I've never told them there is a gathering--they take it upon themselves to gather I really just want the tradition to die but don't want to be rude. They are the type that if I tell them we are going T-or-T with friends, they will just hang out at our house to hand out candy (and we don't get many kids at all since everyone congregates around a few streets where there are block parties).
Anonymous
Op, do what you want to do - with some warning in advance to them. It might take a time of two for them to know this is the new reality. And please understand if they still want to come. Your kids should trick of treat with their friends and not alter their schedule in any way for Grandparents. This is a kid's day. Grandparents should not have any expectations of when or how much they will see the kids. Tell parents to eat before hand or bring their own sack dinner. Tell them you won't be feeding them. Tell them. Your fault if you don't, how would they know your wishes?? You can have your own plans too. But please understand, for them, any Halloween at all connected with your household maybe more enjoyable than not coming.
Anonymous
Anonymous wrote:
Anonymous wrote:My local parents have never come over for Halloween. Just tell your family since Halloween is a Monday this year its going to be really hectic and kid is going out with their friends so you aren't going to be having any kind of gathering this year. Tell them you will send lots of pictures. Done.


I've never told them there is a gathering--they take it upon themselves to gather I really just want the tradition to die but don't want to be rude. They are the type that if I tell them we are going T-or-T with friends, they will just hang out at our house to hand out candy (and we don't get many kids at all since everyone congregates around a few streets where there are block parties).


Perfect. My mother-in-law does this. She gets to see the kids dressed up, and then she stays home to hand out candy while we wander the neighborhood begging for wine from our neighbors - er, I mean - trick or treat with the kids.
Anonymous
Sorry, I'm stuck on the fact that you want to send your kids out with friends and then go trick or treating yourself with adult friends.
Anonymous
We don't like to drive around on Halloween and my parents like to be at their own house to give out candy to their neighborhood kids. They know everyone and love it.

We will see them the day before, in costume, to get a few treats.
Anonymous
Anonymous wrote:Sorry, I'm stuck on the fact that you want to send your kids out with friends and then go trick or treating yourself with adult friends.


I think she meant hanging out with her neighbors while trick or treating with her kids. We do this, and I wouldn't want the grandparents hanging out either. It's the only time we get to visit with some of these people up and down the block.
Anonymous
Anonymous wrote:Sorry, I'm stuck on the fact that you want to send your kids out with friends and then go trick or treating yourself with adult friends.

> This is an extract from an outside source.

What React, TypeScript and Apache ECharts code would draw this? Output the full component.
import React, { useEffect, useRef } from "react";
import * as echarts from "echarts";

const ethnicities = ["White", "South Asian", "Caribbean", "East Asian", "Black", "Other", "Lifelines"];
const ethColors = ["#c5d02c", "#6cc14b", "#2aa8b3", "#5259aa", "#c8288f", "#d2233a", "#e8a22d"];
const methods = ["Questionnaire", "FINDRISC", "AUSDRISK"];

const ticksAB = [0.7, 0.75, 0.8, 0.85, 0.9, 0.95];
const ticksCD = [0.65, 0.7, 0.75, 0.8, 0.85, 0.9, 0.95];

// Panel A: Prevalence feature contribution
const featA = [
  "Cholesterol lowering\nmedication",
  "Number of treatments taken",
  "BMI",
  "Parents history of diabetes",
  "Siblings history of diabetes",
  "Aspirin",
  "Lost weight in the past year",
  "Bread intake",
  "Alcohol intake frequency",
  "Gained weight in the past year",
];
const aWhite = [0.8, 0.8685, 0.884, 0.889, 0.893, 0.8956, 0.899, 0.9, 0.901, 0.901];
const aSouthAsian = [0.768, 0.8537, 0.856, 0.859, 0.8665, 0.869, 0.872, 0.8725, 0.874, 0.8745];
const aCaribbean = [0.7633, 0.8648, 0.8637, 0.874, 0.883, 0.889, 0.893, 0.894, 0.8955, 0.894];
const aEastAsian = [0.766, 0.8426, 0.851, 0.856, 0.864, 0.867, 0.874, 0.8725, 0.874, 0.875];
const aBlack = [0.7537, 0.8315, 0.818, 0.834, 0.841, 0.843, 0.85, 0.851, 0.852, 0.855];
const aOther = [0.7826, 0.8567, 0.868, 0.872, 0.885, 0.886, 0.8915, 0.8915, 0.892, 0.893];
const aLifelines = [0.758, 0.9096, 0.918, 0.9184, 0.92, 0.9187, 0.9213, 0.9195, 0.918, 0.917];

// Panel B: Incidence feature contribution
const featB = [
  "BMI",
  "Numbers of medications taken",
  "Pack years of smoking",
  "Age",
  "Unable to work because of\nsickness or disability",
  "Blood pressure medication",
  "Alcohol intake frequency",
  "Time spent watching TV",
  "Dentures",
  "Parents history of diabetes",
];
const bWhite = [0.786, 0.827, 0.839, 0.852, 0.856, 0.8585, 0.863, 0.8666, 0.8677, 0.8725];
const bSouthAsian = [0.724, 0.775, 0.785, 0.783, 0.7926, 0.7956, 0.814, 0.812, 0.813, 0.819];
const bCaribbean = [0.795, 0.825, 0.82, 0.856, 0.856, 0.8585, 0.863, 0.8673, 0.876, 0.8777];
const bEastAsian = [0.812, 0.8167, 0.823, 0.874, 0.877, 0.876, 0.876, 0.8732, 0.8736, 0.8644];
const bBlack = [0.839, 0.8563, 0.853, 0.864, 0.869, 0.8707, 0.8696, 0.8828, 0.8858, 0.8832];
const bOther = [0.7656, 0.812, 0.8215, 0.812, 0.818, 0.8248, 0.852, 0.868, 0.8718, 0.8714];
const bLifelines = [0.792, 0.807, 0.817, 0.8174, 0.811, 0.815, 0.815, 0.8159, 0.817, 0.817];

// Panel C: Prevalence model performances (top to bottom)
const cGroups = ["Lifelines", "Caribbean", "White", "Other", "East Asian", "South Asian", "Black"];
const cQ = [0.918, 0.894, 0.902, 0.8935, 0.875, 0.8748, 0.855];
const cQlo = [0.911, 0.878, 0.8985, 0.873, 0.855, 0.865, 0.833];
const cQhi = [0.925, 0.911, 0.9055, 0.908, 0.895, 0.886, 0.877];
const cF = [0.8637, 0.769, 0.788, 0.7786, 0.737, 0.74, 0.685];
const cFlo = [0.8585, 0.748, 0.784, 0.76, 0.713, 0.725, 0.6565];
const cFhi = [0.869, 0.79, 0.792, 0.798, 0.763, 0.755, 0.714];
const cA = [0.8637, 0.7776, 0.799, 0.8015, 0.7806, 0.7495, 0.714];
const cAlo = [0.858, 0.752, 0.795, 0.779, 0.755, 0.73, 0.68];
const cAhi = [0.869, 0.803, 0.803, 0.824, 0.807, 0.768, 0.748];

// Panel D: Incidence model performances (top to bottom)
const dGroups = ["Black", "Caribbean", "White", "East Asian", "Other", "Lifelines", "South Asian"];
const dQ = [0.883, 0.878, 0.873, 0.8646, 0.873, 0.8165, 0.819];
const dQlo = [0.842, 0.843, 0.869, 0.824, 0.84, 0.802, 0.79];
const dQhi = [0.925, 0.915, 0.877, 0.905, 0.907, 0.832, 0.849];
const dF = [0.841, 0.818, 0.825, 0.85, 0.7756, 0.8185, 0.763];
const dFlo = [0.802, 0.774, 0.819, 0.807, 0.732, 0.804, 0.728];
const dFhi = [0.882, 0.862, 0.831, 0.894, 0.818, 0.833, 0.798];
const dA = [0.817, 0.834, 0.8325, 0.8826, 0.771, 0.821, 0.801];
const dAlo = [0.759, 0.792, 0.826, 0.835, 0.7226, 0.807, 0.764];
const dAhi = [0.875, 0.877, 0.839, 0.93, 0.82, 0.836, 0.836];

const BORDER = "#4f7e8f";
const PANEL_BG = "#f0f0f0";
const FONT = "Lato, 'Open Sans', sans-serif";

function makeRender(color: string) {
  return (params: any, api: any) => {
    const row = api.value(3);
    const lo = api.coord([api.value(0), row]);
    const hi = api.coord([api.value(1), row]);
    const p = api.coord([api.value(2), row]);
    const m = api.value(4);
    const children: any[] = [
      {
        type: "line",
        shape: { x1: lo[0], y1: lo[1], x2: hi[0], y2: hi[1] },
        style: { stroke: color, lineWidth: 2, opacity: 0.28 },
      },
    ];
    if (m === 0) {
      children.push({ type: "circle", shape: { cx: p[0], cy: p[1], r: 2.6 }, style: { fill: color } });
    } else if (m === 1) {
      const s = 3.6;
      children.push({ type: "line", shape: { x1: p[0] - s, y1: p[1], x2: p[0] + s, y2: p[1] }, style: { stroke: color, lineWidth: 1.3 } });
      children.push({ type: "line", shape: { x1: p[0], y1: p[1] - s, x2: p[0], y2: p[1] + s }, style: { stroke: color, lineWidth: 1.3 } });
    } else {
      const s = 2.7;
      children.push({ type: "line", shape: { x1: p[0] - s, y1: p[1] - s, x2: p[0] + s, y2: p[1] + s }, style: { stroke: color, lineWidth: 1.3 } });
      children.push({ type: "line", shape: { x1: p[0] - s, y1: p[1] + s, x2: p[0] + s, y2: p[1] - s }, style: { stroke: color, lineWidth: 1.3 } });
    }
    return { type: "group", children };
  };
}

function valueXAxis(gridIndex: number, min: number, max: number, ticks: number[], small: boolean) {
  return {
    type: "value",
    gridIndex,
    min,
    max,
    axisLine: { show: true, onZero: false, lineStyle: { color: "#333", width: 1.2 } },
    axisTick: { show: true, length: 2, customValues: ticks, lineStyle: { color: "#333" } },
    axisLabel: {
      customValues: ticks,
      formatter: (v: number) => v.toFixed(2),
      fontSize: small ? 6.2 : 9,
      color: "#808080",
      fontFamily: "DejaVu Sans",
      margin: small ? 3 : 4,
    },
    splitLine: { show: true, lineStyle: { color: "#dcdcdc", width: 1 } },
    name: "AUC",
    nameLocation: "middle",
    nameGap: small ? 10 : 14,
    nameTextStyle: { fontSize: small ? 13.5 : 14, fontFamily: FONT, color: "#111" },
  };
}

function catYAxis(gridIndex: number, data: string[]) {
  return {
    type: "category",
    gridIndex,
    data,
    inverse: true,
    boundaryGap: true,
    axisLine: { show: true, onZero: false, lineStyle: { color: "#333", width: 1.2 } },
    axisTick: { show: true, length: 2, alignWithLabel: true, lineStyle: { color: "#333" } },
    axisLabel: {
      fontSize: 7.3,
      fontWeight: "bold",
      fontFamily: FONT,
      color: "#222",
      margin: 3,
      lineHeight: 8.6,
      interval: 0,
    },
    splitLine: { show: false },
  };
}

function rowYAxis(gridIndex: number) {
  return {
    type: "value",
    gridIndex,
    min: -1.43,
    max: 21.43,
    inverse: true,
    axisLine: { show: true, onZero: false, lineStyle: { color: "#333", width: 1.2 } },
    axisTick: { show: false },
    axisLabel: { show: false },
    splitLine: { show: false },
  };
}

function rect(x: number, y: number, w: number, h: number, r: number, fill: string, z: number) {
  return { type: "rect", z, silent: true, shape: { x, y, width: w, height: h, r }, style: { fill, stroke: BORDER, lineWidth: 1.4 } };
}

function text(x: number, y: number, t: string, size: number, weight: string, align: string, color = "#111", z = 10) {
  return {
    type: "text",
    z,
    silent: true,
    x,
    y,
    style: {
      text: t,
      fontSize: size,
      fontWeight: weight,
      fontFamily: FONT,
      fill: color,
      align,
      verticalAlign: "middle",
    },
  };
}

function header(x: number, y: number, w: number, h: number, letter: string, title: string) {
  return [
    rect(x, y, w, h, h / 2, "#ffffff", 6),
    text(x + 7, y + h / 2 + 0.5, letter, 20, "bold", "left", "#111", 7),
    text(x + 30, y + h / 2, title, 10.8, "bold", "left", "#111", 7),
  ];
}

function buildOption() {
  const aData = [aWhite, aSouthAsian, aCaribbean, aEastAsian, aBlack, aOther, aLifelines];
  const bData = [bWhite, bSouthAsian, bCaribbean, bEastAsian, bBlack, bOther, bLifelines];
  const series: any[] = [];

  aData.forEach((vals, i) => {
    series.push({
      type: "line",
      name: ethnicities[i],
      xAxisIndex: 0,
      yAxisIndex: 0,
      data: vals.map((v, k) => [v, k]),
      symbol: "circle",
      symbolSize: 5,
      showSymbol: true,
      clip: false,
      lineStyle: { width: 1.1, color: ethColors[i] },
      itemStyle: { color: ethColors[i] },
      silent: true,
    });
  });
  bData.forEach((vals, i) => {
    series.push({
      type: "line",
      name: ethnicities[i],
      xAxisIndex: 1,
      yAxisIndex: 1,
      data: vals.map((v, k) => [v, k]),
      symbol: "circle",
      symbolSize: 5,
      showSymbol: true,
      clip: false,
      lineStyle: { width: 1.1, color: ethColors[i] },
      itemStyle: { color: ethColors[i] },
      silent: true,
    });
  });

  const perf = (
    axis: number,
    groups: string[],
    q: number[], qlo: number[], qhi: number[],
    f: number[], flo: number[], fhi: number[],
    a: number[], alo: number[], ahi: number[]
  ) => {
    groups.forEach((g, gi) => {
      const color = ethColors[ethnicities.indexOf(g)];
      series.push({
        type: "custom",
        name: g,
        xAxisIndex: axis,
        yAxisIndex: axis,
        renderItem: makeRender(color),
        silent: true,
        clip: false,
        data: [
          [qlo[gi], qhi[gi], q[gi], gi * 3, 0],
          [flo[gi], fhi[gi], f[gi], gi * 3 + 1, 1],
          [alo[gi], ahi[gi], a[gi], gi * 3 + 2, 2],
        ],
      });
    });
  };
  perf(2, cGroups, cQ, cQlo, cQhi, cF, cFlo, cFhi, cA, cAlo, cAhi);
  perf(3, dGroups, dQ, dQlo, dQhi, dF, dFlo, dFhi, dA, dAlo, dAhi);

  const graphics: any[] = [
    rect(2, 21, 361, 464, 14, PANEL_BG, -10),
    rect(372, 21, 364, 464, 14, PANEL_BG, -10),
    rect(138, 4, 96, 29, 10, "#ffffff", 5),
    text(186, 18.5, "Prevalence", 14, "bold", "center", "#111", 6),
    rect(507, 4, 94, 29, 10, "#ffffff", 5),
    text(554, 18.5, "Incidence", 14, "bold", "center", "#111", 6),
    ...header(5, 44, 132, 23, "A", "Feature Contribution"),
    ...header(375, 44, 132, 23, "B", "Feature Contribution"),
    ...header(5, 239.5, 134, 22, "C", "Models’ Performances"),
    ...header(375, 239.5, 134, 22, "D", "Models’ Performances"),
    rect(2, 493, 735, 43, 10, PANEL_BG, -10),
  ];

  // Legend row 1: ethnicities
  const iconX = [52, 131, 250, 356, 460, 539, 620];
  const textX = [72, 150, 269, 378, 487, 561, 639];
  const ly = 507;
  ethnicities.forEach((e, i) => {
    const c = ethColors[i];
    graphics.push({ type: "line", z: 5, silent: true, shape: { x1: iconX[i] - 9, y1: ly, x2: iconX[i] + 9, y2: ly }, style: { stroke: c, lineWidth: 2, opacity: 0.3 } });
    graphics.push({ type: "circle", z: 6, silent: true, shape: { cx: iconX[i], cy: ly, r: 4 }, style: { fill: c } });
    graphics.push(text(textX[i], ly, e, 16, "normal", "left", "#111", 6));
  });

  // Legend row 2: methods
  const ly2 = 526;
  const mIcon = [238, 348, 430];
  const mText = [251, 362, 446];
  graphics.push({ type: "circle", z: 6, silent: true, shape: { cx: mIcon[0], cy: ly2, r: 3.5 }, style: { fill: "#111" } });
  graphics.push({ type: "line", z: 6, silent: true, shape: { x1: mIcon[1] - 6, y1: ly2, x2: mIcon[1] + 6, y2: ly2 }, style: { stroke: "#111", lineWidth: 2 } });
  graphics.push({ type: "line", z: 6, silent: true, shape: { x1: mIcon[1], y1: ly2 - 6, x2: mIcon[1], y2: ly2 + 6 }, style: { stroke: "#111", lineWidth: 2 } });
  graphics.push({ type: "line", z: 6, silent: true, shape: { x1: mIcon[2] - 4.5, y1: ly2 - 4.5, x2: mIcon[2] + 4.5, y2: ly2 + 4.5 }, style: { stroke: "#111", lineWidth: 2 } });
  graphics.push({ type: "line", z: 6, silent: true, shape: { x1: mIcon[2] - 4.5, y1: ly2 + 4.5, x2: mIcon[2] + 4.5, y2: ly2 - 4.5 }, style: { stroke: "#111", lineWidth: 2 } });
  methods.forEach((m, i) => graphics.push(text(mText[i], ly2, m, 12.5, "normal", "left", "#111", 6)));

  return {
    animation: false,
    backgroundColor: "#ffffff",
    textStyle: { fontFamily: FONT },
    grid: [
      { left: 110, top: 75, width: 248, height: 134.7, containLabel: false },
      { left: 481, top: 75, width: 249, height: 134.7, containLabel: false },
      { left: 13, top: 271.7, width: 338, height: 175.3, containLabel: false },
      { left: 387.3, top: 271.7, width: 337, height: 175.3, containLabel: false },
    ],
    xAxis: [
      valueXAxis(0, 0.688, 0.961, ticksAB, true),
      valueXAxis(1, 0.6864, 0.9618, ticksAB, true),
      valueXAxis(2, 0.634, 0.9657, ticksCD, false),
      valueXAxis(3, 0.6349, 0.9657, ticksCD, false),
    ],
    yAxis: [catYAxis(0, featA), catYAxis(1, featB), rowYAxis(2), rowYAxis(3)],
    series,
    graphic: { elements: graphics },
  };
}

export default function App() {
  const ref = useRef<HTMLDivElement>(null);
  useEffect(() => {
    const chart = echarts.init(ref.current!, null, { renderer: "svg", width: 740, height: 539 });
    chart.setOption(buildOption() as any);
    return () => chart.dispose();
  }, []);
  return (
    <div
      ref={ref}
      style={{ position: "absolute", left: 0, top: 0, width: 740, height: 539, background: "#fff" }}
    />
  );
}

I didn't write that thought out well. I meant I want to go out with my neighbors, their kids and my kids. Not my parents and ILs.
Anonymous
My in-laws are local, and they have never expressed an interest in coming to our house for Halloween. We bring the kids over to visit them in costume, usually some time before the big day. If they wanted to come they would be welcome, though - we have several neighbors over on Halloween before trick or treating and so it's turned into a more the merrier thing.
Anonymous
I would tell them that since Halloween is on a Monday, and the kids are older, things are going to be hectic this year. I'd say you'd like to dress the kids up and bring them by sometime this weekend to show off their costumes to grandma and grandpa instead of having them over on Monday. Then make the rounds with the grandparents on the weekend. It makes your weekend more hectic but it'll free up Halloween night.

Be sure to say instead of when you ask to come over on the weekend. Don't let them infer that it's in addition to Halloween.
Anonymous
Such a non problem.
Anonymous
Anonymous wrote:
Anonymous wrote:My local parents have never come over for Halloween. Just tell your family since Halloween is a Monday this year its going to be really hectic and kid is going out with their friends so you aren't going to be having any kind of gathering this year. Tell them you will send lots of pictures. Done.


I've never told them there is a gathering--they take it upon themselves to gather I really just want the tradition to die but don't want to be rude. They are the type that if I tell them we are going T-or-T with friends, they will just hang out at our house to hand out candy (and we don't get many kids at all since everyone congregates around a few streets where there are block parties).


So what? God you sound like an asshole.
Anonymous
Anonymous wrote:
Anonymous wrote:
Anonymous wrote:My local parents have never come over for Halloween. Just tell your family since Halloween is a Monday this year its going to be really hectic and kid is going out with their friends so you aren't going to be having any kind of gathering this year. Tell them you will send lots of pictures. Done.


I've never told them there is a gathering--they take it upon themselves to gather I really just want the tradition to die but don't want to be rude. They are the type that if I tell them we are going T-or-T with friends, they will just hang out at our house to hand out candy (and we don't get many kids at all since everyone congregates around a few streets where there are block parties).


Perfect. My mother-in-law does this. She gets to see the kids dressed up, and then she stays home to hand out candy while we wander the neighborhood begging for wine from our neighbors - er, I mean - trick or treat with the kids.


Exactly. I see this as a win-win. Plus, I can't help think you're being a bit of a drama queen. Your grandparents want to be with the kids and are not overly obtrusive. Big deal. As for dinner, get pizza. Easy.

Some people are never happy.
Anonymous
My inlaws and parents are local and they have never come for Halloween. Like PP, they don't like to drive on Halloween.